[Directions for this task]:
Using the listing below, output only the lines from the one that contains "Clone this chart in Chart.js." through the one that contains "36, 21, 4.5];", inclusive, exactly as given and without images.

[Start of The data]

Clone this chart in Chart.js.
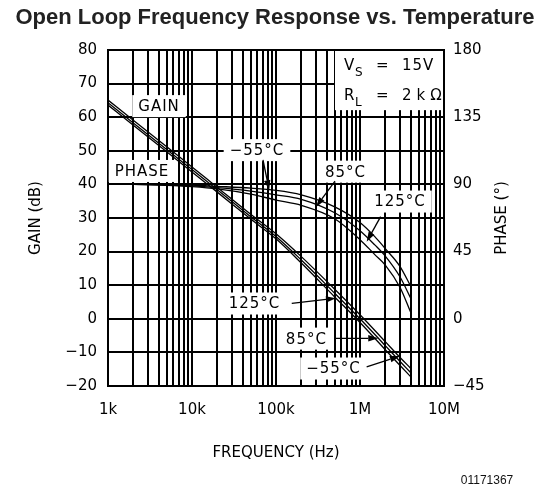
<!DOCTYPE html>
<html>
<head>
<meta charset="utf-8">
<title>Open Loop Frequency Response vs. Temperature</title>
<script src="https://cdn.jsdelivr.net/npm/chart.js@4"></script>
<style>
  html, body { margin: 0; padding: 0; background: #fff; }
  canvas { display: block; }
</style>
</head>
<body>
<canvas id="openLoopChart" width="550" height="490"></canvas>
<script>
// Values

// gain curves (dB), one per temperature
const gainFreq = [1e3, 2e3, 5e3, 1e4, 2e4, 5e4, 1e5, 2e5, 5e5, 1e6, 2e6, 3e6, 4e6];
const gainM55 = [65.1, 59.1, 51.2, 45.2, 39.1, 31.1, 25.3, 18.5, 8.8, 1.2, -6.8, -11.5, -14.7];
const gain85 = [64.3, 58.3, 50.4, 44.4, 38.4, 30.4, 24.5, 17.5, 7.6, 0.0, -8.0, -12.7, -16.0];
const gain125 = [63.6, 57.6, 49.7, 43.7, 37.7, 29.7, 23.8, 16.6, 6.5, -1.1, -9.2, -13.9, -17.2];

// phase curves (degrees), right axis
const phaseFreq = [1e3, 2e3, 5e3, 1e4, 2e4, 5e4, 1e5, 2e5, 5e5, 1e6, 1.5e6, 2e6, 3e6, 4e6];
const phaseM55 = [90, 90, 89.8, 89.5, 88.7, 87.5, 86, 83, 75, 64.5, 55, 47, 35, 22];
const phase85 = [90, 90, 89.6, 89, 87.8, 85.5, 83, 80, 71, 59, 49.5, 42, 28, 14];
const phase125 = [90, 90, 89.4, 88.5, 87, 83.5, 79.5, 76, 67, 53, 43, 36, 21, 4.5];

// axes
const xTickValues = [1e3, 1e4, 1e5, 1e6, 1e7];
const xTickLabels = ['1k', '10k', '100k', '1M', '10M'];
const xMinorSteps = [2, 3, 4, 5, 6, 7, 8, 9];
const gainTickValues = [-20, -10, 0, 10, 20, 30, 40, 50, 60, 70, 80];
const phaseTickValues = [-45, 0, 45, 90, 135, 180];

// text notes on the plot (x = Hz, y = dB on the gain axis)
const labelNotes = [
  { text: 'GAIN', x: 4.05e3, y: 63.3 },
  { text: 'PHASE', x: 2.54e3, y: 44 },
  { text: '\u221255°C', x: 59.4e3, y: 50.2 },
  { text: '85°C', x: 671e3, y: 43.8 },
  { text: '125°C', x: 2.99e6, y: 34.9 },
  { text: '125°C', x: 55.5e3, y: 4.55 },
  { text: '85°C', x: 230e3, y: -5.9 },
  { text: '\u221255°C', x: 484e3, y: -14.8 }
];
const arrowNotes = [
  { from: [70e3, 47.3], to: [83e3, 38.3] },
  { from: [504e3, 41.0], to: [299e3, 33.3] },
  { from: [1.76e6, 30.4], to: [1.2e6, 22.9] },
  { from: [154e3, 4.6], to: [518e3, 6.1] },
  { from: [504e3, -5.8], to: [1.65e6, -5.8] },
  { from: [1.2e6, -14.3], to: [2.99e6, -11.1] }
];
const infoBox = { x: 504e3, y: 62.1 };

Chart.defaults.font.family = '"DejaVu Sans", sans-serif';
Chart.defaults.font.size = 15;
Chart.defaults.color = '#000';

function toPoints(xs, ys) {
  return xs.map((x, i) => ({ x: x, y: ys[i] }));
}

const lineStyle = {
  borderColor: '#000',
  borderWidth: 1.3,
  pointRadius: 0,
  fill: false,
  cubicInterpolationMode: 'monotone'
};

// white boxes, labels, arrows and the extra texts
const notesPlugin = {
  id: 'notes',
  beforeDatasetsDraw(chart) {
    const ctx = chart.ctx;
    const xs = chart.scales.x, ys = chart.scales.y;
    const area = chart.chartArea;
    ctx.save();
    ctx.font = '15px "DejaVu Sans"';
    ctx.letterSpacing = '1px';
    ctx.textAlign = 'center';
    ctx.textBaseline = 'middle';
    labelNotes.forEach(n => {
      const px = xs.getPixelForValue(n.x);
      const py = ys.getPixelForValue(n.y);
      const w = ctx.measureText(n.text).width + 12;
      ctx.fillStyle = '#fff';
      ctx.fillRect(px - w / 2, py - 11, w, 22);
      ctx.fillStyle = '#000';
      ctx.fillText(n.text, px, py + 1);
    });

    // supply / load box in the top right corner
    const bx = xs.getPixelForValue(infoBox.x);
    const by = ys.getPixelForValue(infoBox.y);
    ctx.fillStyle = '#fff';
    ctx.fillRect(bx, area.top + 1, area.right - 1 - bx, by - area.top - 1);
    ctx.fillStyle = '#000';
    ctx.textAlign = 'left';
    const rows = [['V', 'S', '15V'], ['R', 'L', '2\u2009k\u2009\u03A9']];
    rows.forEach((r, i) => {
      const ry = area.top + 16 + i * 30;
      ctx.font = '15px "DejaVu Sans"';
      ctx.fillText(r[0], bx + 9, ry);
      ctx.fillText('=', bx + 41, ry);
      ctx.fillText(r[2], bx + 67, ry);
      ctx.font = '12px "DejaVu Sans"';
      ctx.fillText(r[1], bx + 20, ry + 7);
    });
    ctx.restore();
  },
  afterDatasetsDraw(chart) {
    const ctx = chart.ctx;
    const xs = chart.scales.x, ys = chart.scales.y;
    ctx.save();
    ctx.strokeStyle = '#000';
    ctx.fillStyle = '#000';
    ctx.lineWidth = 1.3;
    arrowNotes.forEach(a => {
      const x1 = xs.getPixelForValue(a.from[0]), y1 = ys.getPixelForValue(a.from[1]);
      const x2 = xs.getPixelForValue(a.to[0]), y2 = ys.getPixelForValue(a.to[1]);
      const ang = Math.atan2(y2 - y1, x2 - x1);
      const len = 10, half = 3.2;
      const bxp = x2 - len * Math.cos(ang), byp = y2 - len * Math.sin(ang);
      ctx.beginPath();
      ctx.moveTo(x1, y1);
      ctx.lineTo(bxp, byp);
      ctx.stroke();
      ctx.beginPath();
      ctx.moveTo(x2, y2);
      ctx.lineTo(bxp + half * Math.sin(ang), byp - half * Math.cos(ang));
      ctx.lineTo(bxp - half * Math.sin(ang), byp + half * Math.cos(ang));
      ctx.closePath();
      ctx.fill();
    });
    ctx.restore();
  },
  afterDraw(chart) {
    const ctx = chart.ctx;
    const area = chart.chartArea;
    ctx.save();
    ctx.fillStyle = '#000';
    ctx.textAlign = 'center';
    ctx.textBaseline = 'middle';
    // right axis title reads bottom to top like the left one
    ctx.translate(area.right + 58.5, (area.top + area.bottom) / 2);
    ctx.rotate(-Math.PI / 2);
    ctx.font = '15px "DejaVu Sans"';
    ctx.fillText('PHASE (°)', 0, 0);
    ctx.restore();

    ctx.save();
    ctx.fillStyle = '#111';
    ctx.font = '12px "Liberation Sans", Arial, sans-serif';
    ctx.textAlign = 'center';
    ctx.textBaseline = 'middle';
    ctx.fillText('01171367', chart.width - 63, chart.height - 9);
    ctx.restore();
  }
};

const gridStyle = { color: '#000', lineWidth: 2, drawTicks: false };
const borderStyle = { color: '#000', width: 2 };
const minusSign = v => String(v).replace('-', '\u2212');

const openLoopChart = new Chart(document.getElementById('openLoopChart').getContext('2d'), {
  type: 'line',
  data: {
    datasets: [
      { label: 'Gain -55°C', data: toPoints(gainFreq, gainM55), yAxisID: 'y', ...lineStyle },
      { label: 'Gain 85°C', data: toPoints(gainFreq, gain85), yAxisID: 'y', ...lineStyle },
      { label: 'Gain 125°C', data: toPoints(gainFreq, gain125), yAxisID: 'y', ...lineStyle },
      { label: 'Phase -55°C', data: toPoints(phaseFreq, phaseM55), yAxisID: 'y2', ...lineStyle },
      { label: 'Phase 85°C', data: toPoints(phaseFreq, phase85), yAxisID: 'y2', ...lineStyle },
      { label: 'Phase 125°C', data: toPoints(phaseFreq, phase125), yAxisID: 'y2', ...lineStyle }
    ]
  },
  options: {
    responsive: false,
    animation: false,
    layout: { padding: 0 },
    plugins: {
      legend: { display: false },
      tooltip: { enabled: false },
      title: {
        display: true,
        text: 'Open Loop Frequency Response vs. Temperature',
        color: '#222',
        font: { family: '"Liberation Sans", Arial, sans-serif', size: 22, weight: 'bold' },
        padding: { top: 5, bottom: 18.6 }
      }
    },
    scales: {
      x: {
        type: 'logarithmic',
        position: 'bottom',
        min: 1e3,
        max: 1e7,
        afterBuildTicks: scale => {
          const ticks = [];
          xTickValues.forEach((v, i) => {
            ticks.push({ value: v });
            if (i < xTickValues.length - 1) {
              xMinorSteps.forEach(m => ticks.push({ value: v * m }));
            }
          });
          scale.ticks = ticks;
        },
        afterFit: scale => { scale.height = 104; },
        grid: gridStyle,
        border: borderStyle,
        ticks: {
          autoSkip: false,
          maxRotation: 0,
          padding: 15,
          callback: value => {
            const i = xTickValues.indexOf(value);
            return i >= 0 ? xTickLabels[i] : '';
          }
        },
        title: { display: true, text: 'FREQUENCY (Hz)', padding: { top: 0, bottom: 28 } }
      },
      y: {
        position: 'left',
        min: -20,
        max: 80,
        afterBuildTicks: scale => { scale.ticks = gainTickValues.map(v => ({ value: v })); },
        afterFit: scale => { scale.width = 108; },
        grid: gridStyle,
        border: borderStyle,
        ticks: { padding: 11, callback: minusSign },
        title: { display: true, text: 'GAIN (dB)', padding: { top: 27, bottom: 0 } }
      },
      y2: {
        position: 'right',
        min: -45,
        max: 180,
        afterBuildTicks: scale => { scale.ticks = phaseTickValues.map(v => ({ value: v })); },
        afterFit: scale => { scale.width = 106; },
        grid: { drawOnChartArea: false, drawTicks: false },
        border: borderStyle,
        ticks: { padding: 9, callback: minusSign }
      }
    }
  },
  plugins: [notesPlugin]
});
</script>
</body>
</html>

[End of The data]
[Start of The data]

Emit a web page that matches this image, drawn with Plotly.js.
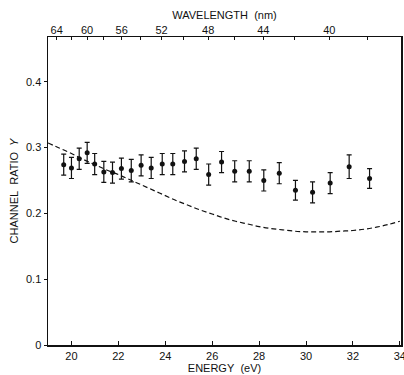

[End of The data]

[Solved exercise]:
Clone this chart in Chart.js.
<!DOCTYPE html>
<html>
<head>
<meta charset="utf-8">
<title>Open Loop Frequency Response vs. Temperature</title>
<script src="https://cdn.jsdelivr.net/npm/chart.js@4"></script>
<style>
  html, body { margin: 0; padding: 0; background: #fff; }
  canvas { display: block; }
</style>
</head>
<body>
<canvas id="openLoopChart" width="550" height="490"></canvas>
<script>
// Values

// gain curves (dB), one per temperature
const gainFreq = [1e3, 2e3, 5e3, 1e4, 2e4, 5e4, 1e5, 2e5, 5e5, 1e6, 2e6, 3e6, 4e6];
const gainM55 = [65.1, 59.1, 51.2, 45.2, 39.1, 31.1, 25.3, 18.5, 8.8, 1.2, -6.8, -11.5, -14.7];
const gain85 = [64.3, 58.3, 50.4, 44.4, 38.4, 30.4, 24.5, 17.5, 7.6, 0.0, -8.0, -12.7, -16.0];
const gain125 = [63.6, 57.6, 49.7, 43.7, 37.7, 29.7, 23.8, 16.6, 6.5, -1.1, -9.2, -13.9, -17.2];

// phase curves (degrees), right axis
const phaseFreq = [1e3, 2e3, 5e3, 1e4, 2e4, 5e4, 1e5, 2e5, 5e5, 1e6, 1.5e6, 2e6, 3e6, 4e6];
const phaseM55 = [90, 90, 89.8, 89.5, 88.7, 87.5, 86, 83, 75, 64.5, 55, 47, 35, 22];
const phase85 = [90, 90, 89.6, 89, 87.8, 85.5, 83, 80, 71, 59, 49.5, 42, 28, 14];
const phase125 = [90, 90, 89.4, 88.5, 87, 83.5, 79.5, 76, 67, 53, 43, 36, 21, 4.5];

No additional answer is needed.